Our group was the first to see this policy changed. Now we would choose two restaurants and spend three weeks in the kitchen of each, followed by three weeks serving its customers. We were assigned a randomly generated number—mine was thirty-six—and on the appointed day, we chose in order according to our numbers. Even with a relatively good number, I still didn’t get what I wanted. I chose Caterina and Escoffier; I got into Escoffier, but Caterina was full. I’d be going to St. Andrew’s instead.
For most of us, it was beginning to sink in that things were just about over, that graduation was coming up fast. People were beginning to put feelers out for jobs. Some had already lined up work; a few were returning to their externship sites; others had interviewed at restaurants in New York City, Boston, Yellowstone Park, and Nantucket and were set to begin in just a few weeks. The future was arriving and it felt wide open.
B
ut there was an edge of weariness, too. It sprang, I think, from a sense of impending emancipation. The weight of the rules and regulations, of the chefs’ shouting and reprimands, suddenly felt a lot heavier. We were sick of being yelled at. And since we were now cooking for the public—for actual paying customers—I suspected there might be some more yelling to come.
Some of the people I’d been with since Baking were still in the group—Dan, Jessica, Bruce, Stephen, Gabi—others, like Jeff, who was now the group leader, were familiar faces, but I was meeting them for the first time. Leo, Zach, Rocco, and Micah had all gone to Caterina, and I was sorry to see them go.
On our first day we met in a classroom underneath St. Andrew’s. The kitchen was run by Chef Robert Mullooly, who had only been at the CIA for a couple of years. I had asked Viverito what he thought of Mullooly and he’d said, “He’s a really nice guy. He’s very well received by everyone who works with him. I think you’ll have a good time.”
Mullooly was a forty-year-old Long Islander who stood about six foot five and had about him the air of someone who had lived pretty intensely when he was younger. He smiled a lot, but as he talked, sometimes you weren’t certain what he was smiling about. Occasionally, he’d trail off in midsentence, as if he were stopping to read a postcard his mind sent him from some trip of his youth. He also told us that he’d been working double shifts for a few weeks. I couldn’t tell which accounted for the lapses, but I did instinctively like the guy.

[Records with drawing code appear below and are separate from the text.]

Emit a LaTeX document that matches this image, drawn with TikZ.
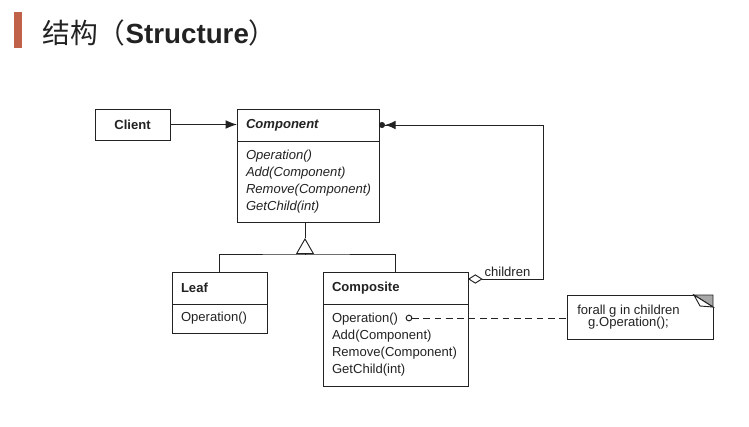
\documentclass[tikz,border=0pt]{standalone}
\usepackage{fontspec}
\setmainfont{Liberation Sans}
\newfontfamily\cjk{Noto Sans CJK SC}
\usetikzlibrary{arrows.meta}

\definecolor{barred}{HTML}{C0614A}
\definecolor{inkgray}{HTML}{222222}
\definecolor{foldgray}{HTML}{A8A8A8}

\newcommand\umlsize{\fontsize{9.8}{12.75}\selectfont}

\tikzset{
  umlhead/.style={draw, anchor=north west, minimum height=24pt, inner xsep=6.75pt,
    inner ysep=0pt, outer sep=0pt, align=left, font=\umlsize\bfseries},
  umlbody/.style={draw, anchor=north west, inner xsep=6.75pt, inner ysep=0pt,
    outer sep=0pt, align=left, font=\umlsize},
  noteline/.style={line width=0.75pt, dash pattern=on 5pt off 3.5pt},
}

\begin{document}
\begin{tikzpicture}[x=0.75pt, y=-0.75pt, line width=0.7pt, draw=inkgray, text=inkgray]
        \useasboundingbox (0,0) rectangle (749,426);

        % Title
        \fill[barred] (14,12) rectangle (22,48);
        \node[anchor=base west, inner sep=0pt, font=\fontsize{20.8}{24}\selectfont] (title) at (42,43)
            {{\cjk 结构（}{\bfseries Structure}{\cjk ）}};

        % Classes
        \node[umlhead, anchor=center, align=center, minimum width=56.25pt, minimum height=23.25pt] (client) at (132.5,124.5) {Client};

        \node[umlhead, text width=93pt, font=\umlsize\bfseries\itshape] (compHead) at (237,109) {Component};
        \node[umlbody, text width=93pt, minimum height=60.75pt, font=\umlsize\itshape] (compBody) at (compHead.south west)
            {Operation()\\Add(Component)\\Remove(Component)\\GetChild(int)};

        \node[umlhead, text width=57.75pt] (leafHead) at (172,272) {Leaf};
        \node[umlbody, text width=57.75pt, minimum height=21.75pt] (leafBody) at (leafHead.south west) {Operation()};

        \node[umlhead, text width=95.25pt] (siteHead) at (323,272) {Composite};
        \node[umlbody, text width=95.25pt, minimum height=61.5pt] (siteBody) at (siteHead.south west)
            {Operation()\\Add(Component)\\Remove(Component)\\GetChild(int)};

        % Client uses Component
        \draw[-{Latex[length=8.5pt,width=6.5pt]}] (client.east) -- (client.east -| compHead.west);

        % Inheritance
        \coordinate (apex) at ([xshift=-2.25pt,yshift=-12pt]compBody.south);
        \coordinate (fork) at ([xshift=-2.25pt,yshift=-24pt]compBody.south);
        \draw (compBody.south -| apex) -- (apex);
        \draw[-{Triangle[open,length=12pt,width=13.5pt]}] (fork) -- (apex);
        \draw (leafHead.north) |- (fork) -| (siteHead.north);

        % Children aggregation
        \coordinate (siteTop) at ([yshift=-5.25pt]siteHead.north east);
        \coordinate (turn) at ([xshift=56.25pt]siteTop);
        \draw[{Diamond[open,length=11pt,width=7pt]}-{Latex[length=8pt,width=6.5pt]Circle[length=4.5pt]}]
            (siteTop) -- (turn) |- (compHead.east);
        \node[font=\umlsize, inner sep=0pt] (childLbl) at (507.5,272) {children};

        % Note
        \draw (694,295) -- (567,295) -- (567,339) -- (713,339) -- (713,307);
        \filldraw[fill=foldgray] (694,295) -- (713,295) -- (713,307) -- cycle;
        \filldraw[fill=white] (694,295) -- (700,306) -- (713,307) -- cycle;
        \node[align=center, inner sep=0pt, font=\fontsize{9.8}{9.5}\selectfont] (noteText) at (628.5,317)
            {forall g in children\\g.Operation();};
        \coordinate (noteEdge) at (567,318);
        \coordinate (opDot) at ([shift={(62pt,-10.5pt)}]siteBody.north west);
        \draw[noteline, {Circle[open,length=5pt]}-] (opDot) -- (noteEdge);
\end{tikzpicture}
\end{document}
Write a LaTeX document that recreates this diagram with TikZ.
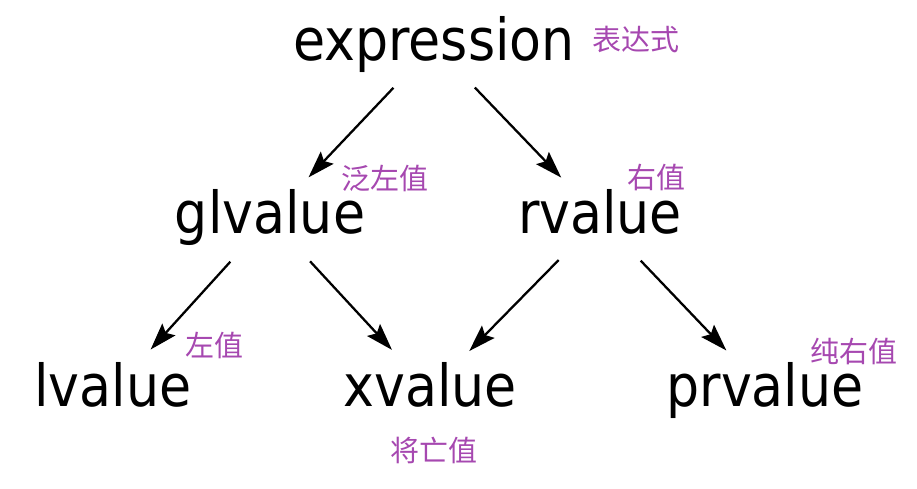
\documentclass[tikz,border=0pt]{standalone}
\usepackage{fontspec}
\setmainfont{DejaVu Sans}
\newfontfamily\termfont[FakeStretch=0.9]{DejaVu Sans}
\newfontfamily\cjk{Noto Sans CJK SC}
\usetikzlibrary{arrows.meta}
\definecolor{notepurple}{RGB}{166,72,176}

\begin{document}
\begin{tikzpicture}[x=0.02cm, y=-0.02cm,
  term/.style={inner sep=0pt, text height=26.4pt, text depth=8.25pt,
    font=\termfont\fontsize{33}{40}\selectfont},
  note/.style={notepurple, inner sep=0pt, font=\cjk\fontsize{16.5}{20}\selectfont},
  arr/.style={-{Stealth[length=5.4mm, width=3.5mm, inset=0.9mm]}, line width=1.3pt,
    shorten <=1.18cm, shorten >=1.12cm}]
  \useasboundingbox (0,0) rectangle (917,489);

  % Categories
  \node[term] (expr) at (434,45)  {expression};
  \node[term] (glv)  at (270,218) {glvalue};
  \node[term] (rv)   at (600,218) {rvalue};
  \node[term] (lv)   at (113,391) {lvalue};
  \node[term] (xv)   at (430,391) {xvalue};
  \node[term] (prv)  at (765,391) {prvalue};

  % Chinese names
  \node[note] (exprnote) at (636,40)  {表达式};
  \node[note] (glvnote)  at (385,178) {泛左值};
  \node[note] (rvnote)   at (656,178) {右值};
  \node[note] (lvnote)   at (214,345) {左值};
  \node[note] (xvnote)   at (434,450) {将亡值};
  \node[note] (prvnote)  at (854,351) {纯右值};

  % Arrows
  \draw[arr] (expr.center) -- (glv.center);
  \draw[arr] (expr.center) -- (rv.center);
  \draw[arr] (glv.center) -- (lv.center);
  \draw[arr] (glv.center) -- (xv.center);
  \draw[arr] (rv.center) -- (xv.center);
  \draw[arr] (rv.center) -- (prv.center);
\end{tikzpicture}
\end{document}
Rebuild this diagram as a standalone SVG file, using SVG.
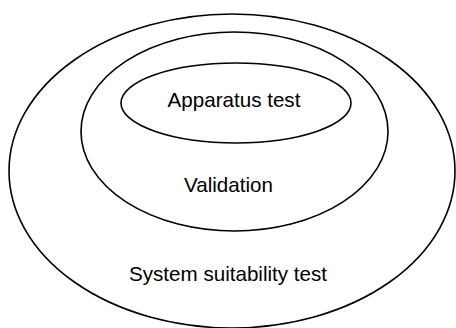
<svg xmlns="http://www.w3.org/2000/svg" width="456" height="328" viewBox="0 0 456 328">
<style>
.e{fill:none;stroke:#000;stroke-width:1.6}
.t{font-family:"Liberation Sans",Arial,sans-serif;font-size:20.6px;fill:#000;text-anchor:middle}
</style>
<rect width="456" height="328" fill="#fff"/>
<g id="system-suitability">
<ellipse class="e" cx="232" cy="171" rx="223" ry="157"/>
<text class="t" x="228" y="281">System suitability test</text>
</g>
<g id="validation">
<ellipse class="e" cx="234.5" cy="131.5" rx="153.5" ry="99.5"/>
<text class="t" x="228.5" y="192">Validation</text>
</g>
<g id="apparatus">
<ellipse class="e" cx="236" cy="103" rx="115" ry="40"/>
<text class="t" x="234" y="107">Apparatus test</text>
</g>
<g id="connectors"/>
</svg>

I was paired up with someone I’d never met before—Laura—and we were put on Sauté 2, which meant we’d be cooking panfried trout with grain salad and an apple–brown butter sauce, and a pork dish—the exact preparation changed every few days—with asparagus and a pork jus.
I still had never done any line cooking before, and I was about to make my debut. No fanfare, no training—just tossed onto the line and expected to perform. It made me uneasy.